1. A method for recovering hydrocarbons from a subterranean hydrocarbon-bearing formation penetrated by an injection well and a production well, which comprises:
(a) injecting water into the formation via an injection well at a temperature of about 10° C. to about 40° C. while recovering fluid at a production well;
(b) raising the temperature of the water to about 50° C. to about 100° C. while recovering fluid at the production well;
(c) ceasing injection of the water:
(d) injecting steam having a quality of about 10% to about 25% into the formation via an injection well while recovering fluid through the production well; and
(e) gradually increasing the quality of the injected steam to a quality of about 65% to about 90%.
2. The method of claim 1 wherein the temperature of the water is gradually increased from about 10° C. to about 40° C. to a temperature of about 80° C. to about 100° C.
3. The method of claim 1 wherein the hydrocarbons to be recovered are highly viscous, having an API gravity of less than 20°.
The present invention concerns a water and steam drive oil recovery method. More particularly, the invention relates to a sequenced method of injecting an aqueous fluid having a relatively low temperature followd by a fluid having a relatively higher temperature, followd by steam for increasing injectivity and the recovery of viscous hydrocarbons from oil bearing formations.
It is well recognized that primary hydrocarbon recovery techniques may recover only a minor portion of the petroleum products present in the formation. This is particularly true for reservoirs containing viscous crudes. Thus, numerous secondary and tertiary recovery techniques have been suggested and employed to increase the recovery of hydrocarbons from the formations holding them in place. Thermal recovery techniques have proven to be effective in increasing the amount of oil recovered from the ground. Waterflooding and steamflooding have proven to be the most successful oil recovery techniques yet employed in commercial practice. However, the use of these techniques may still leave up to 70% to 80% of the original hydrocarbons in place.
Furthermore, when reservoirs containing viscous oil are flooded, problems related to the formation of highly viscous oil banks can be frequently encountered.
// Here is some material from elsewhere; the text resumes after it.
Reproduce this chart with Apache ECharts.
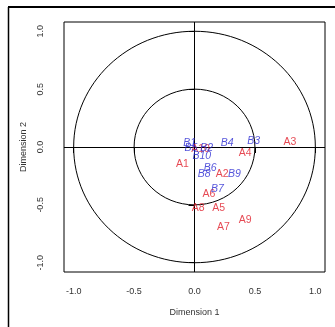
<!DOCTYPE html>
<html>
<head>
<meta charset="utf-8">
<script src="https://cdn.jsdelivr.net/npm/echarts@6/dist/echarts.min.js"></script>
<style>
  html, body { margin: 0; padding: 0; background: #fff; }
  #chart { width: 335px; height: 327px; }
</style>
</head>
<body>
<div id="chart"></div>
<script>
// group A (red) and group B (blue) coordinates
const A_LABELS = ["A1", "A2", "A3", "A4", "A5", "A6", "A7", "A8", "A9", "A10"];
const A_X = [-0.10, 0.23, 0.79, 0.42, 0.20, 0.12, 0.24, 0.03, 0.42, 0.05];
const A_Y = [-0.15, -0.23, 0.04, -0.05, -0.53, -0.41, -0.69, -0.53, -0.63, -0.02];

const B_LABELS = ["B1", "B2", "B3", "B4", "B5", "B6", "B7", "B8", "B9", "B10"];
const B_X = [-0.04, 0.10, 0.49, 0.27, -0.03, 0.13, 0.19, 0.08, 0.33, 0.06];
const B_Y = [0.03, -0.01, 0.05, 0.03, -0.01, -0.18, -0.36, -0.23, -0.23, -0.08];

const TICKS = [-1, -0.5, 0, 0.5, 1];
const RADII = [1, 0.5];

const FONT = "Liberation Sans, Arial, sans-serif";

function toPoints(labels, xs, ys) {
  return labels.map((name, i) => ({ name, value: [xs[i], ys[i]] }));
}

function labelSeries(name, data, color, italic) {
  return {
    name,
    type: "scatter",
    data,
    symbolSize: 1,
    itemStyle: { color: "rgba(0,0,0,0)" },
    label: {
      show: true,
      position: "inside",
      formatter: (p) => p.name,
      color,
      fontSize: 10.5,
      fontStyle: italic ? "italic" : "normal",
      fontFamily: FONT,
    },
    labelLayout: { hideOverlap: false },
    z: 5,
  };
}

const axisCommon = (name) => ({
  type: "value",
  min: -1.08,
  max: 1.08,
  name,
  nameLocation: "middle",
  nameTextStyle: { color: "#333", fontSize: 9, fontFamily: FONT },
  axisLine: { show: false },
  splitLine: { show: false },
  axisTick: {
    show: true,
    length: 6,
    customValues: TICKS,
    lineStyle: { color: "#000" },
  },
});

const chart = echarts.init(document.getElementById("chart"));

chart.setOption({
  backgroundColor: "#fff",
  animation: false,
  grid: {
    left: 64,
    right: 10,
    top: 22,
    bottom: 55,
    show: true,
    borderColor: "#000",
    borderWidth: 1,
  },
  xAxis: {
    ...axisCommon("Dimension 1"),
    nameGap: 36,
    axisLabel: {
      customValues: TICKS,
      margin: 15,
      color: "#333",
      fontSize: 9,
      fontFamily: FONT,
      formatter: (v) => v.toFixed(1),
    },
  },
  yAxis: {
    ...axisCommon("Dimension 2"),
    nameGap: 31,
    axisLabel: {
      customValues: TICKS,
      rotate: 90,
      margin: 19,
      color: "#333",
      fontSize: 9,
      fontFamily: FONT,
      formatter: (v) => v.toFixed(1),
    },
  },
  graphic: [
    {
      type: "line",
      shape: { x1: 8, y1: 7, x2: 335, y2: 7 },
      style: { stroke: "#000", lineWidth: 2 },
    },
    {
      type: "line",
      shape: { x1: 8.5, y1: 7, x2: 8.5, y2: 327 },
      style: { stroke: "#000", lineWidth: 1.5 },
    },
  ],
  series: [
    {
      type: "custom",
      data: RADII.map((r) => [0, 0, r]),
      encode: { x: 0, y: 1 },
      renderItem: (params, api) => {
        const c = api.coord([api.value(0), api.value(1)]);
        const s = api.size([api.value(2), api.value(2)]);
        return {
          type: "ellipse",
          shape: { cx: c[0], cy: c[1], rx: s[0], ry: s[1] },
          style: { fill: "none", stroke: "#000", lineWidth: 1 },
        };
      },
      markLine: {
        silent: true,
        symbol: "none",
        label: { show: false },
        lineStyle: { color: "#000", type: "solid", width: 1 },
        data: [{ xAxis: 0 }, { yAxis: 0 }],
      },
      z: 2,
    },
    labelSeries("A", toPoints(A_LABELS, A_X, A_Y), "#e01c28", false),
    labelSeries("B", toPoints(B_LABELS, B_X, B_Y), "#2a2ad2", true),
  ],
});
</script>
</body>
</html>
Conditions may exist in the reservoir where more viscous oil is encountered and due to formation materials and porosity, injectivity drastically decreases, making it difficult to inject sufficient fluid and heat into the formation. As a result, these viscous oil banks may solidify to the point where fluid flow cannot be sustained without increasing injection pressure far beyond maximum pressure restraints and damaging the reservoir.
Several methods have been developed which involve a combination of steam and waterflooding such as U.S. Pat. Nos. 3,360,045 and 4,177,752. But these methods generally begin with steam injection followed by waterflooding. U.S. Pat. No. 3,360,045 discloses a steam injection process followed by hot water flooding along with a polymeric thickening agent contained within the water injected. U.S. Pat. No. 4,177,752 describes a multi-step process in which steam is initially injected into the formation before the completion of a third well between the injection and production wells. After producing through the third well for a time, hot water is injected through the third well,. Such methods may leave a large amount of oil in place in viscous formations such as tar sands and can frequently be further thwarted by the formation of viscous oil banks within the formation that are highly resistant to oil flow.
The present invention comprising a specific sequence of steps increases injectivity of a formation a substantial degree while permitting the recovery of a greater quantity of petroleum than that possible with ordinary steam and water drives. At least two wells, one an injection well and the second a production well, are required for the practice of the invention. Of course, more injection and production wells may be completed to the formation and employed in the practice of the invention.
The invention sequence is initiated by the injection into the formation of an aqueous fluid at ambient temperature. After a suitable period of ambient temperature fluid injection, a heated aqueous fluid is injected into the formation. This is immediately followed by steam injection. Produced hydrocarbons are recovered through the production well during all three injection stages.
In its most preferred embodiment, the temperature of the injected fluid which is essentially water is gradually increased over lengthy time periods from ambient temperature to a hot temperature of about 75°-100° C. The preferred embodiment also includes a gradual increase in steam quality from a low quality steam at the initiation of steam injection to a later, high quality steam. This gradual transition to progressively hotter and hotter fluid, and higher quality steam, maintains communication between the injection and production wells and prevents the formation of distinct, thick oil banks even in formations holding highly viscous petroleum. In addition, a hydrocarbon solvent may be injected into the formation before the injection of steam to improve oil mobility and increase recovery. The present invention has particular application to heavy oil and tar sand reservoirs.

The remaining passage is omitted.